:: SOURCE DATA

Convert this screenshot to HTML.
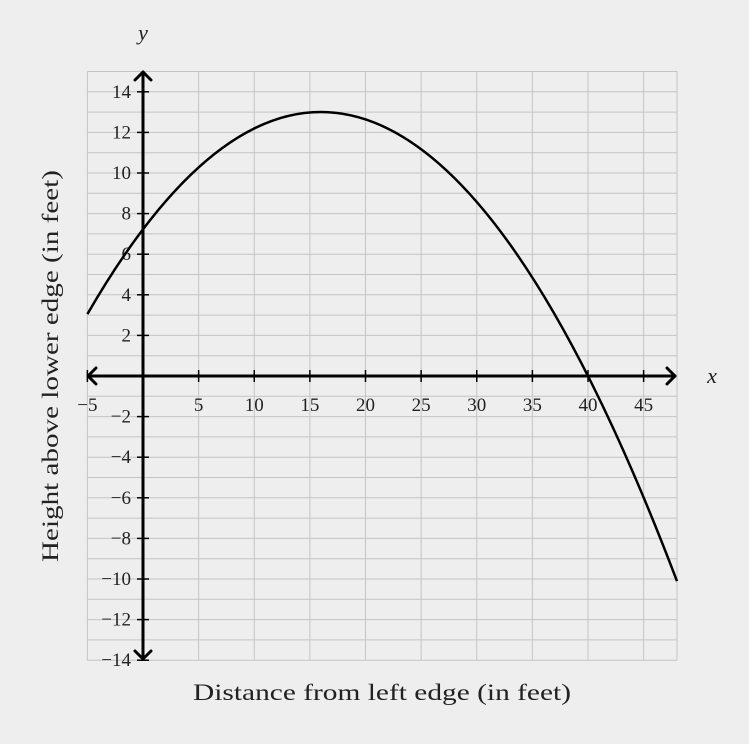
<!DOCTYPE html>
<html><head><meta charset="utf-8"><style>
html,body{margin:0;padding:0;background:#eeeeee;}
svg{display:block;}
text{font-family:"Liberation Serif",serif;fill:#222;}
</style></head><body>
<svg width="749" height="744" viewBox="0 0 749 744" xmlns="http://www.w3.org/2000/svg">
<rect width="749" height="744" fill="#eeeeee"/>
<g id="grid" stroke="#c4c4c4" stroke-width="1"></g>
<g id="ticks"></g>
<g id="labels" font-size="19"></g>
<path d="M87.4,314.1 Q381.9,-195.9 677,581.2" fill="none" stroke="#000" stroke-width="2.5"/>
<g stroke="#000" stroke-width="3" fill="none" stroke-linecap="round" stroke-linejoin="round">
<line x1="88" y1="376" x2="675" y2="376"/>
<polyline points="96,368 88,376 96,384"/>
<polyline points="667,368 675,376 667,384"/>
<line x1="143" y1="72" x2="143" y2="659"/>
<polyline points="135,80 143,72 151,80"/>
<polyline points="135,651 143,659 151,651"/>
</g>
<text x="143" y="40" font-size="22" font-style="italic" text-anchor="middle">y</text>
<text x="712" y="383" font-size="22" font-style="italic" text-anchor="middle">x</text>
<text x="193" y="700" font-size="23" textLength="378" lengthAdjust="spacingAndGlyphs">Distance from left edge (in feet)</text>
<text transform="translate(58,562) rotate(-90)" font-size="23" textLength="392" lengthAdjust="spacingAndGlyphs">Height above lower edge (in feet)</text>
</svg>
<script>
(function(){
var ns="http://www.w3.org/2000/svg";
function X(x){return 143+11.125*x;}
function Y(y){return 376-20.3*y;}
var g=document.getElementById('grid'),t=document.getElementById('ticks'),l=document.getElementById('labels');
function el(p,tag,a,txt){var e=document.createElementNS(ns,tag);for(var k in a)e.setAttribute(k,a[k]);if(txt!==undefined)e.textContent=txt;p.appendChild(e);return e;}
for(var v=-14;v<=15;v++){el(g,'line',{x1:X(-5),x2:X(48),y1:Y(v),y2:Y(v)});}
for(var x=-5;x<=45;x+=5){el(g,'line',{x1:X(x),x2:X(x),y1:Y(15),y2:Y(-14)});}
el(g,'line',{x1:X(48),x2:X(48),y1:Y(15),y2:Y(-14)});
for(var x=-5;x<=45;x+=5){if(x==0)continue;
 el(t,'line',{x1:X(x),x2:X(x),y1:370,y2:382,stroke:'#000','stroke-width':1.5});
 el(l,'text',{x:X(x),y:411,'text-anchor':'middle'},(x<0?'\u2212':'')+Math.abs(x));}
for(var v=-14;v<=14;v+=2){if(v==0)continue;
 el(t,'line',{x1:137,x2:149,y1:Y(v),y2:Y(v),stroke:'#000','stroke-width':1.5});
 el(l,'text',{x:131,y:Y(v)+6,'text-anchor':'end'},(v<0?'\u2212':'')+Math.abs(v));}
})();
</script>
</body></html>
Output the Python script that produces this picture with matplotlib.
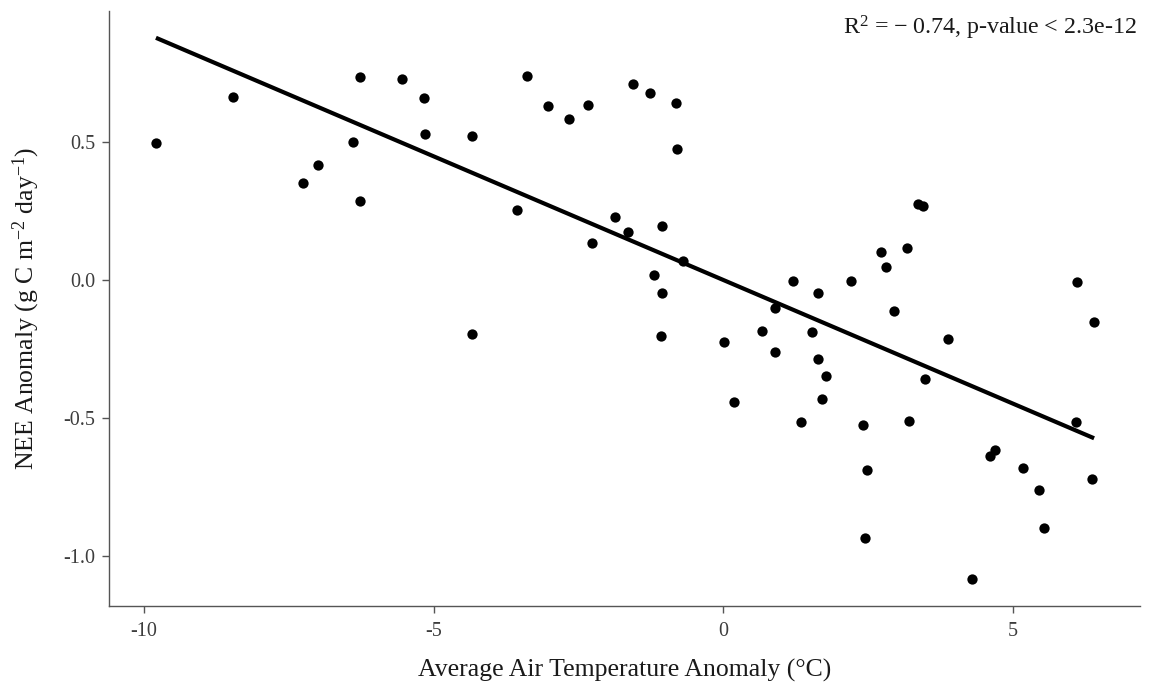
import numpy as np
import matplotlib
matplotlib.use("Agg")
import matplotlib.pyplot as plt

# Data
temp_anom = [-9.79, -8.46, -6.264, -5.545, -5.17, -5.155, -4.33, -6.39, -6.99, -7.26,
             -6.27, -3.39, -3.02, -2.67, -2.33, -3.56, -2.27, -1.876, -4.33,
             -1.563, -1.27, -0.815, -0.80, -1.636, -1.058, -0.692, -1.19, -1.063,
             0.889, 1.20, 1.64, 2.20, 2.73, 2.806, 3.177, 3.353, 3.444, 2.95, 6.10,
             -1.082, 0.007, 0.178, 0.67, 0.90, 1.54, 1.63, 1.78, 1.70, 1.34,
             2.41, 2.48, 2.44, 3.20, 3.48, 3.88, 4.30, 4.69, 4.61, 5.17, 5.45,
             5.54, 6.08, 6.37, 6.40]
nee_anom = [0.498, 0.662, 0.737, 0.729, 0.659, 0.530, 0.521, 0.500, 0.417, 0.351,
            0.285, 0.740, 0.630, 0.584, 0.635, 0.254, 0.133, 0.227, -0.195,
            0.711, 0.679, 0.643, 0.476, 0.173, 0.197, 0.070, 0.017, -0.046,
            -0.103, -0.004, -0.048, -0.004, 0.100, 0.046, 0.115, 0.276, 0.269, -0.111, -0.006,
            -0.205, -0.224, -0.441, -0.186, -0.261, -0.190, -0.287, -0.349, -0.431, -0.514,
            -0.525, -0.690, -0.937, -0.511, -0.358, -0.213, -1.084, -0.618, -0.637, -0.682, -0.763,
            -0.898, -0.516, -0.720, -0.152]

x_ticks = [-10, -5, 0, 5]
y_ticks = [-1.0, -0.5, 0.0, 0.5]
annotation = "R$^{2}$ = \u2212\u20090.74, p-value < 2.3e-12"

plt.rcParams['font.family'] = ['Liberation Serif', 'DejaVu Serif']
plt.rcParams['mathtext.fontset'] = 'custom'
plt.rcParams['mathtext.rm'] = 'Liberation Serif'
plt.rcParams['mathtext.it'] = 'Liberation Serif:italic'

fig = plt.figure(figsize=(11.5, 6.9), dpi=100)
ax = fig.add_axes([0.0948, 0.1222, 0.8969, 0.8618])

x = np.array(temp_anom)
y = np.array(nee_anom)
ax.scatter(x, y, s=55, color='black', zorder=3, linewidths=0)

slope, intercept = np.polyfit(x, y, 1)
xl = np.array([x.min(), x.max()])
ax.plot(xl, intercept + slope * xl, color='black', lw=3.0, zorder=2, solid_capstyle='butt')

ax.set_xlim(-10.6, 7.2)
ax.set_ylim(-1.181, 0.975)
ax.set_xticks(x_ticks)
ax.set_xticklabels([str(v) for v in x_ticks])
ax.set_yticks(y_ticks)
ax.set_yticklabels([f"{v:.1f}" for v in y_ticks])

for s in ['top', 'right']:
    ax.spines[s].set_visible(False)
for s in ['left', 'bottom']:
    ax.spines[s].set_color('#555555')
    ax.spines[s].set_linewidth(1.0)
ax.tick_params(axis='both', colors='#555555', length=5, width=1.0, labelsize=14.5,
               labelcolor='#3d3d3d')
ax.tick_params(axis='x', pad=7)
ax.tick_params(axis='y', pad=5)

ax.set_xlabel("Average Air Temperature Anomaly (\u00b0C)", fontsize=18.5, color='#1a1a1a', labelpad=13)
ax.set_ylabel("NEE Anomaly (g C m$^{-2}$ day$^{-1}$)", fontsize=18.5, color='#1a1a1a', labelpad=15)

ax.text(0.996, 0.995, annotation, transform=ax.transAxes, ha='right', va='top',
        fontsize=17.3, color='#1a1a1a')

fig.savefig("out.png", dpi=100)
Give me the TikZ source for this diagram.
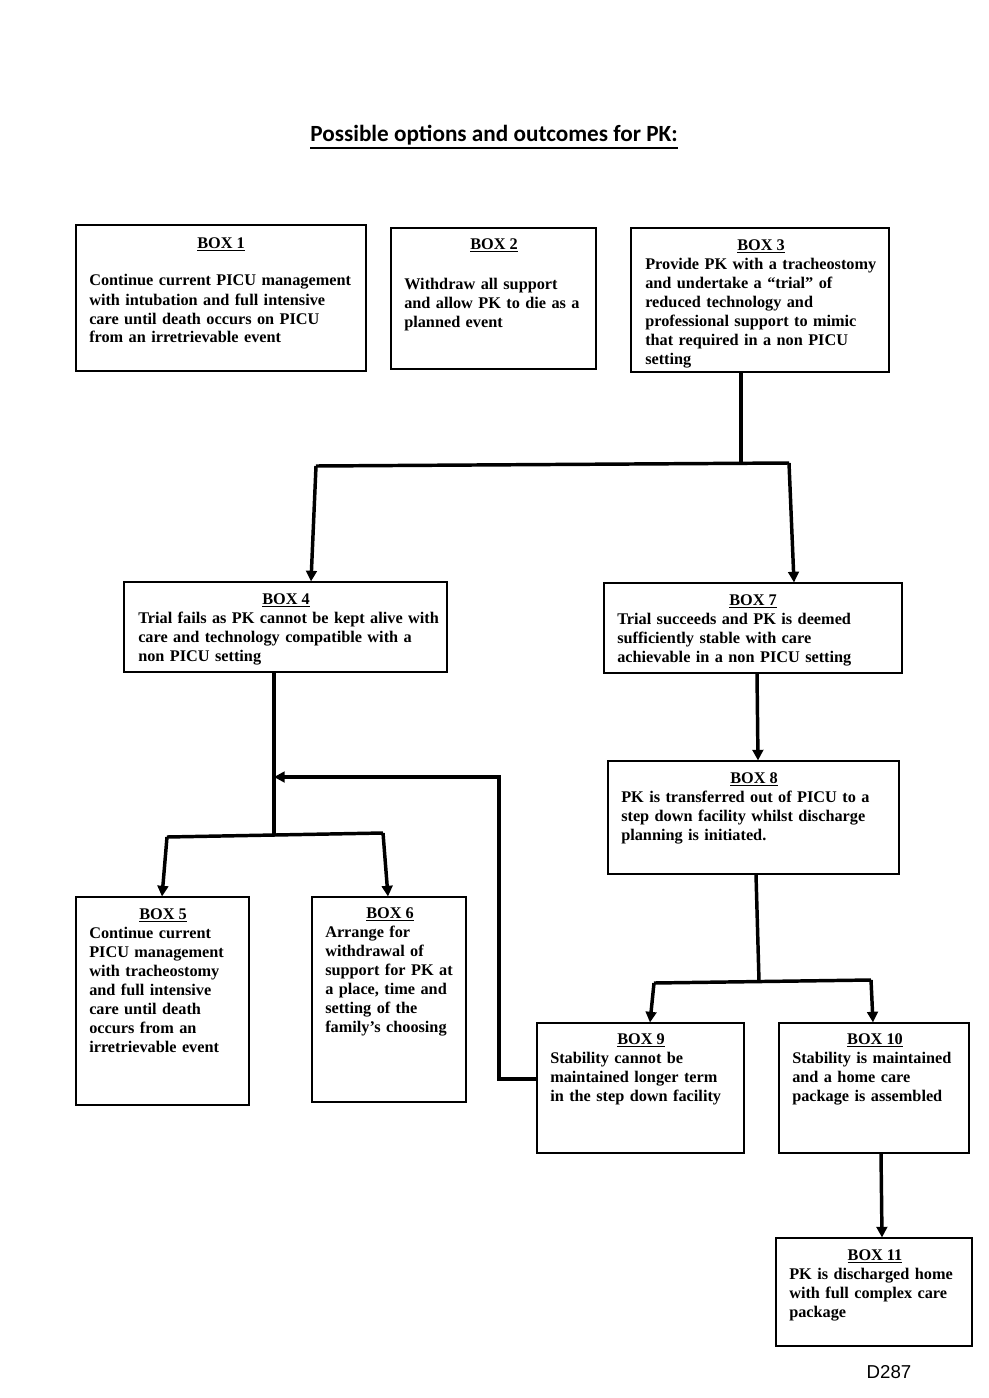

::::

**GIVEN TASK**: Without the pictures, restate all the entries above exactly.

**OUTPUT FOR THIS EXERCISE**:
Convert this screenshot to HTML.
<!DOCTYPE html>
<html><head><meta charset="utf-8"><style>
html,body{margin:0;padding:0;background:#eeeeee;}
svg{display:block;}
text{font-family:"Liberation Serif",serif;fill:#222;}
</style></head><body>
<svg width="749" height="744" viewBox="0 0 749 744" xmlns="http://www.w3.org/2000/svg">
<rect width="749" height="744" fill="#eeeeee"/>
<g id="grid" stroke="#c4c4c4" stroke-width="1"></g>
<g id="ticks"></g>
<g id="labels" font-size="19"></g>
<path d="M87.4,314.1 Q381.9,-195.9 677,581.2" fill="none" stroke="#000" stroke-width="2.5"/>
<g stroke="#000" stroke-width="3" fill="none" stroke-linecap="round" stroke-linejoin="round">
<line x1="88" y1="376" x2="675" y2="376"/>
<polyline points="96,368 88,376 96,384"/>
<polyline points="667,368 675,376 667,384"/>
<line x1="143" y1="72" x2="143" y2="659"/>
<polyline points="135,80 143,72 151,80"/>
<polyline points="135,651 143,659 151,651"/>
</g>
<text x="143" y="40" font-size="22" font-style="italic" text-anchor="middle">y</text>
<text x="712" y="383" font-size="22" font-style="italic" text-anchor="middle">x</text>
<text x="193" y="700" font-size="23" textLength="378" lengthAdjust="spacingAndGlyphs">Distance from left edge (in feet)</text>
<text transform="translate(58,562) rotate(-90)" font-size="23" textLength="392" lengthAdjust="spacingAndGlyphs">Height above lower edge (in feet)</text>
</svg>
<script>
(function(){
var ns="http://www.w3.org/2000/svg";
function X(x){return 143+11.125*x;}
function Y(y){return 376-20.3*y;}
var g=document.getElementById('grid'),t=document.getElementById('ticks'),l=document.getElementById('labels');
function el(p,tag,a,txt){var e=document.createElementNS(ns,tag);for(var k in a)e.setAttribute(k,a[k]);if(txt!==undefined)e.textContent=txt;p.appendChild(e);return e;}
for(var v=-14;v<=15;v++){el(g,'line',{x1:X(-5),x2:X(48),y1:Y(v),y2:Y(v)});}
for(var x=-5;x<=45;x+=5){el(g,'line',{x1:X(x),x2:X(x),y1:Y(15),y2:Y(-14)});}
el(g,'line',{x1:X(48),x2:X(48),y1:Y(15),y2:Y(-14)});
for(var x=-5;x<=45;x+=5){if(x==0)continue;
 el(t,'line',{x1:X(x),x2:X(x),y1:370,y2:382,stroke:'#000','stroke-width':1.5});
 el(l,'text',{x:X(x),y:411,'text-anchor':'middle'},(x<0?'\u2212':'')+Math.abs(x));}
for(var v=-14;v<=14;v+=2){if(v==0)continue;
 el(t,'line',{x1:137,x2:149,y1:Y(v),y2:Y(v),stroke:'#000','stroke-width':1.5});
 el(l,'text',{x:131,y:Y(v)+6,'text-anchor':'end'},(v<0?'\u2212':'')+Math.abs(v));}
})();
</script>
</body></html>
Output the Python script that produces this picture with matplotlib.
import numpy as np
import matplotlib
matplotlib.use("Agg")
import matplotlib.pyplot as plt

# Data
temp_anom = [-9.79, -8.46, -6.264, -5.545, -5.17, -5.155, -4.33, -6.39, -6.99, -7.26,
             -6.27, -3.39, -3.02, -2.67, -2.33, -3.56, -2.27, -1.876, -4.33,
             -1.563, -1.27, -0.815, -0.80, -1.636, -1.058, -0.692, -1.19, -1.063,
             0.889, 1.20, 1.64, 2.20, 2.73, 2.806, 3.177, 3.353, 3.444, 2.95, 6.10,
             -1.082, 0.007, 0.178, 0.67, 0.90, 1.54, 1.63, 1.78, 1.70, 1.34,
             2.41, 2.48, 2.44, 3.20, 3.48, 3.88, 4.30, 4.69, 4.61, 5.17, 5.45,
             5.54, 6.08, 6.37, 6.40]
nee_anom = [0.498, 0.662, 0.737, 0.729, 0.659, 0.530, 0.521, 0.500, 0.417, 0.351,
            0.285, 0.740, 0.630, 0.584, 0.635, 0.254, 0.133, 0.227, -0.195,
            0.711, 0.679, 0.643, 0.476, 0.173, 0.197, 0.070, 0.017, -0.046,
            -0.103, -0.004, -0.048, -0.004, 0.100, 0.046, 0.115, 0.276, 0.269, -0.111, -0.006,
            -0.205, -0.224, -0.441, -0.186, -0.261, -0.190, -0.287, -0.349, -0.431, -0.514,
            -0.525, -0.690, -0.937, -0.511, -0.358, -0.213, -1.084, -0.618, -0.637, -0.682, -0.763,
            -0.898, -0.516, -0.720, -0.152]

x_ticks = [-10, -5, 0, 5]
y_ticks = [-1.0, -0.5, 0.0, 0.5]
annotation = "R$^{2}$ = \u2212\u20090.74, p-value < 2.3e-12"

plt.rcParams['font.family'] = ['Liberation Serif', 'DejaVu Serif']
plt.rcParams['mathtext.fontset'] = 'custom'
plt.rcParams['mathtext.rm'] = 'Liberation Serif'
plt.rcParams['mathtext.it'] = 'Liberation Serif:italic'

fig = plt.figure(figsize=(11.5, 6.9), dpi=100)
ax = fig.add_axes([0.0948, 0.1222, 0.8969, 0.8618])

x = np.array(temp_anom)
y = np.array(nee_anom)
ax.scatter(x, y, s=55, color='black', zorder=3, linewidths=0)

slope, intercept = np.polyfit(x, y, 1)
xl = np.array([x.min(), x.max()])
ax.plot(xl, intercept + slope * xl, color='black', lw=3.0, zorder=2, solid_capstyle='butt')

ax.set_xlim(-10.6, 7.2)
ax.set_ylim(-1.181, 0.975)
ax.set_xticks(x_ticks)
ax.set_xticklabels([str(v) for v in x_ticks])
ax.set_yticks(y_ticks)
ax.set_yticklabels([f"{v:.1f}" for v in y_ticks])

for s in ['top', 'right']:
    ax.spines[s].set_visible(False)
for s in ['left', 'bottom']:
    ax.spines[s].set_color('#555555')
    ax.spines[s].set_linewidth(1.0)
ax.tick_params(axis='both', colors='#555555', length=5, width=1.0, labelsize=14.5,
               labelcolor='#3d3d3d')
ax.tick_params(axis='x', pad=7)
ax.tick_params(axis='y', pad=5)

ax.set_xlabel("Average Air Temperature Anomaly (\u00b0C)", fontsize=18.5, color='#1a1a1a', labelpad=13)
ax.set_ylabel("NEE Anomaly (g C m$^{-2}$ day$^{-1}$)", fontsize=18.5, color='#1a1a1a', labelpad=15)

ax.text(0.996, 0.995, annotation, transform=ax.transAxes, ha='right', va='top',
        fontsize=17.3, color='#1a1a1a')

fig.savefig("out.png", dpi=100)
Give me the TikZ source for this diagram.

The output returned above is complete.